Rapidamente, ela explica o apego com o local, que conquistou através de um sorteio feito pela Prefeitura para comerciantes da cidade antes da inauguração do Parque Municipal. “Eu tenho um amor muito grande por aqui, porque é o lugar que Deus preparou pra mim. É como se fosse minha casa. Eu falo que tenho a casa só pra dormir. E aqui pra eu vir passar o dia todo. Eu chego aqui de manhã e só vou embora seis horas da noite. Porque agora só estou passando o tempo mesmo, né?”, afirma. 

O quiosque de Dona Noélia, em registro de janeiro de 2022. Foto: Conquista Repórter.

Dona Noélia vai ao Parque todos os dias, sem exceção. “Eu não tenho feriado não.
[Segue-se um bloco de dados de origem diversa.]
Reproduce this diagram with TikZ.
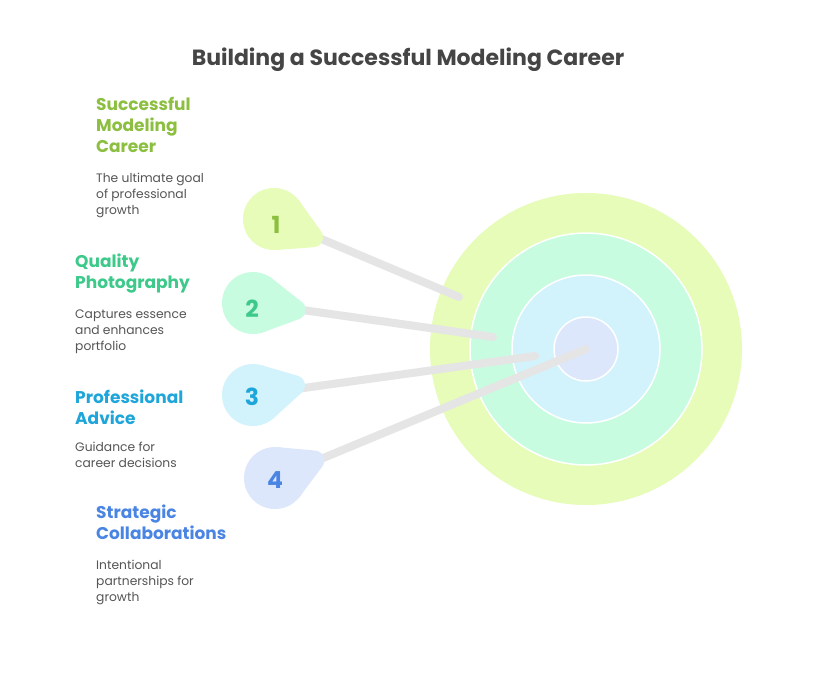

Feriado que é o bom. A maioria da minha clientela vem pra cá no final de semana, nos domingos, ou nos feriados, aí eu não posso perder não”, esclarece. Mas apesar do gosto pelo comércio, nem sempre trabalhou nesse ramo. Já foi costureira, assim como sua mãe, atuou como diarista e já montou até um salão de beleza, após fazer um curso de cabeleireira, certa vez. 
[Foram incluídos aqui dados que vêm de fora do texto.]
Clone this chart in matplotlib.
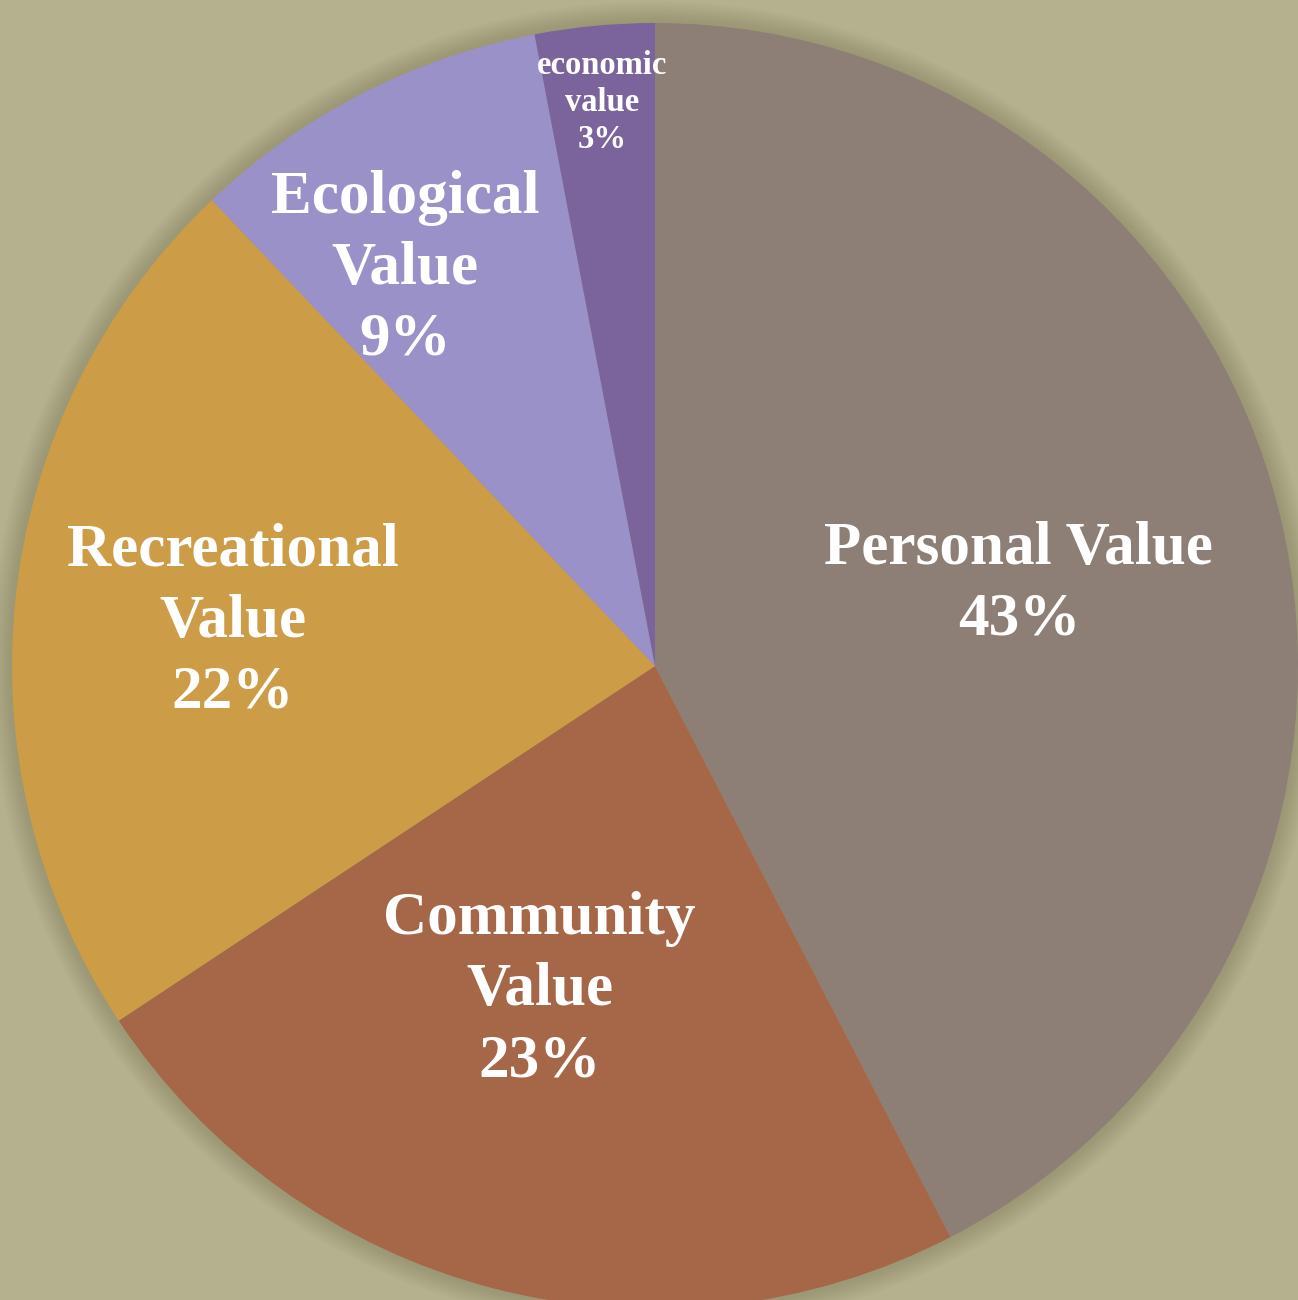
import matplotlib.pyplot as plt
import matplotlib.patches as mpatches
import numpy as np

# dados do gráfico
categorias = ["Personal Value", "Community\nValue", "Recreational\nValue",
              "Ecological\nValue", "economic\nvalue"]
valores = [42.4, 23.3, 22.2, 9.1, 3.0]
rotulos_pct = ["43%", "23%", "22%", "9%", "3%"]

cores = ["#8e7f76", "#a56747", "#cd9c46", "#9a91c9", "#7b649c"]
fundo = "#b5b18f"

fig = plt.figure(figsize=(12.98, 13.0), dpi=100)
fig.patch.set_facecolor(fundo)
ax = fig.add_axes([0, 0, 1, 1])
ax.set_facecolor(fundo)

centro = (655, 1300 - 666)
raio = 643

# sombra suave em volta da pizza
for i in range(14):
    r = raio + 22 - i * 1.6
    ax.add_patch(mpatches.Circle(centro, r, color="#76724f", alpha=0.025, lw=0, zorder=0))

fatias, _ = ax.pie(valores, colors=cores, startangle=90, counterclock=False,
                   center=centro, radius=raio,
                   wedgeprops=dict(linewidth=0, zorder=1))

# posição dos rótulos: fração do raio e desvio de ângulo (graus)
dist = [0.58, 0.535, 0.66, 0.73, 0.88]
desvio = [-1, -5, 0.5, 5, 0]
tamanhos = [44, 44, 44, 44, 23.5]
entrelinhas = [1.35, 1.35, 1.35, 1.35, 1.25]

for w, cat, pct, d, da, fs, ls in zip(fatias, categorias, rotulos_pct, dist,
                                      desvio, tamanhos, entrelinhas):
    ang = np.deg2rad((w.theta1 + w.theta2) / 2 + da)
    x = centro[0] + d * raio * np.cos(ang)
    y = centro[1] + d * raio * np.sin(ang)
    ax.text(x, y, cat + "\n" + pct, ha="center", va="center", ma="center",
            color="white", fontsize=fs, fontweight="bold",
            family="Liberation Serif", linespacing=ls, zorder=3)

ax.set_xlim(0, 1298)
ax.set_ylim(0, 1300)
ax.set_aspect("equal")
ax.axis("off")

plt.savefig("out.png", dpi=100, facecolor=fundo)
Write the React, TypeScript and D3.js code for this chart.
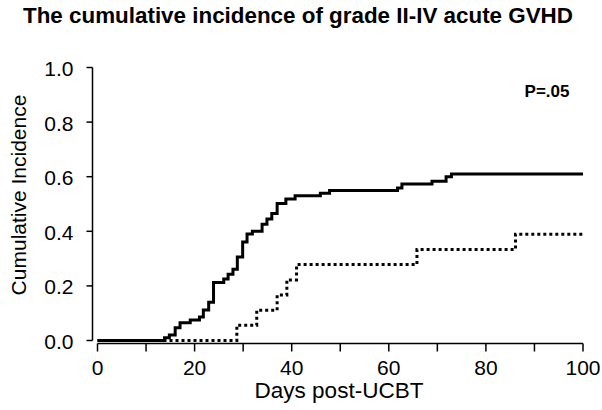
import React from "react";
import * as d3 from "d3";

const title = "The cumulative incidence of grade II-IV acute GVHD";
const xLabel = "Days post-UCBT";
const yLabel = "Cumulative Incidence";
const pLabel = "P=.05";

const xTicks = [0, 10, 20, 30, 40, 50, 60, 70, 80, 90, 100];
const xTickLabels = [0, 20, 40, 60, 80, 100];
const yTicks = [0, 0.2, 0.4, 0.6, 0.8, 1.0];

// Solid curve (group 1)
const solidDays = [0, 13.8, 14.8, 16, 17, 19.1, 21, 21.8, 22.9, 23.9, 26, 26.9, 27.9, 28.8, 29.9, 30.8, 31.9, 33.9, 34.9, 35.9, 37, 38.8, 40.7, 45.9, 47.8, 61.8, 62.7, 68.9, 71.8, 72.9, 100];
const solidValues = [0, 0.01, 0.02, 0.047, 0.065, 0.075, 0.086, 0.112, 0.14, 0.212, 0.225, 0.243, 0.261, 0.306, 0.361, 0.39, 0.4, 0.426, 0.445, 0.465, 0.502, 0.518, 0.53, 0.539, 0.549, 0.559, 0.573, 0.583, 0.6, 0.61, 0.61];

// Dotted curve (group 2)
const dottedDays = [0, 28.7, 32.8, 37, 39, 41, 65.8, 86.1, 100];
const dottedValues = [0, 0.056, 0.111, 0.167, 0.222, 0.278, 0.333, 0.389, 0.389];

const W = 602;
const H = 410;
const FONT = "'Liberation Sans', Arial, sans-serif";

export default function App() {
  const x = d3.scaleLinear().domain([0, 100]).range([97.5, 583]);
  const y = d3.scaleLinear().domain([0, 1]).range([340.5, 67.5]);

  const line = d3
    .line<[number, number]>()
    .x((d) => x(d[0]))
    .y((d) => y(d[1]))
    .curve(d3.curveStepAfter);

  const solidPts = solidDays.map((d, i) => [d, solidValues[i]] as [number, number]);
  const dottedPts = dottedDays.map((d, i) => [d, dottedValues[i]] as [number, number]);

  const yAxisX = 92.5;
  const xAxisY = 343.5;

  return (
    <svg
      width={W}
      height={H}
      style={{ position: "absolute", left: 0, top: 0, display: "block" }}
      fontFamily={FONT}
    >
      <rect x={0} y={0} width={W} height={H} fill="#ffffff" />
      <text x={298} y={23} textAnchor="middle" fontSize={22.4} fontWeight="bold" fill="#000">
        {title}
      </text>

      {/* y axis */}
      <line x1={yAxisX} x2={yAxisX} y1={y(0)} y2={y(1)} stroke="#000" strokeWidth={1.5} />
      {yTicks.map((t) => (
        <g key={"y" + t}>
          <line x1={yAxisX - 6} x2={yAxisX} y1={y(t)} y2={y(t)} stroke="#000" strokeWidth={1.5} />
          <text x={73.5} y={y(t) + 8.5} textAnchor="end" fontSize={21} fill="#000">
            {t.toFixed(1)}
          </text>
        </g>
      ))}

      {/* x axis */}
      <line x1={x(0)} x2={x(100)} y1={xAxisY} y2={xAxisY} stroke="#000" strokeWidth={1.5} />
      {xTicks.map((t) => (
        <line key={"x" + t} x1={x(t)} x2={x(t)} y1={xAxisY} y2={xAxisY + 8} stroke="#000" strokeWidth={1.5} />
      ))}
      {xTickLabels.map((t) => (
        <text key={"xl" + t} x={x(t)} y={375} textAnchor="middle" fontSize={21} fill="#000">
          {t}
        </text>
      ))}

      <text x={339} y={397.5} textAnchor="middle" fontSize={22.5} fill="#000">
        {xLabel}
      </text>
      <text
        transform={`translate(26,195) rotate(-90)`}
        textAnchor="middle"
        fontSize={21}
        fill="#000"
      >
        {yLabel}
      </text>

      <path d={line(dottedPts) || ""} fill="none" stroke="#000" strokeWidth={3} strokeDasharray="3 3" />
      <path d={line(solidPts) || ""} fill="none" stroke="#000" strokeWidth={3} />

      <text x={547} y={97} textAnchor="middle" fontSize={17} fontWeight="bold" fill="#000">
        {pLabel}
      </text>
    </svg>
  );
}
“Tenho curso até de limpeza de pele, de tudo. Mas sempre gostei mais daqui por conta do verde. Eu adoro verde. Isso me pegou, me conquistou”, relata. Nem mesmo as dezenas de assaltos que já sofreu lhe fizeram parar de vender seus doces e salgados no quiosque da Lagoa das Bateias. 

“Teve dia que cheguei aqui e não achei nada, nada, nada no quiosque. Geladeira amassada, porta e balcão quebrado, meus docinhos esparramados, meu sonzinho quebrado”. Nada disso a intimidou. Afinal, o Parque Municipal é também o espaço onde ela construiu e continua construindo diversas amizades. E esses são bens dos quais ela não abre mão. 

“Eu seguro isso aqui com tanto amor e cuido da mesma forma, tu precisa de ver. É por isso que eu peço, gente, pra que cuide mais, que dê uma olhada pro lado de cá, porque isso aqui é um espaço tão bom que dá pra aproveitar pra muita coisa. Eu estou falando não é só por mim não, é pela população também”, conclui. 

*’Histórias à margem’ é uma série especial do Conquista Repórter que tem como objetivo dar visibilidade a personagens do cotidiano de Vitória da Conquista marginalizadas pela mídia tradicional e pela sociedade.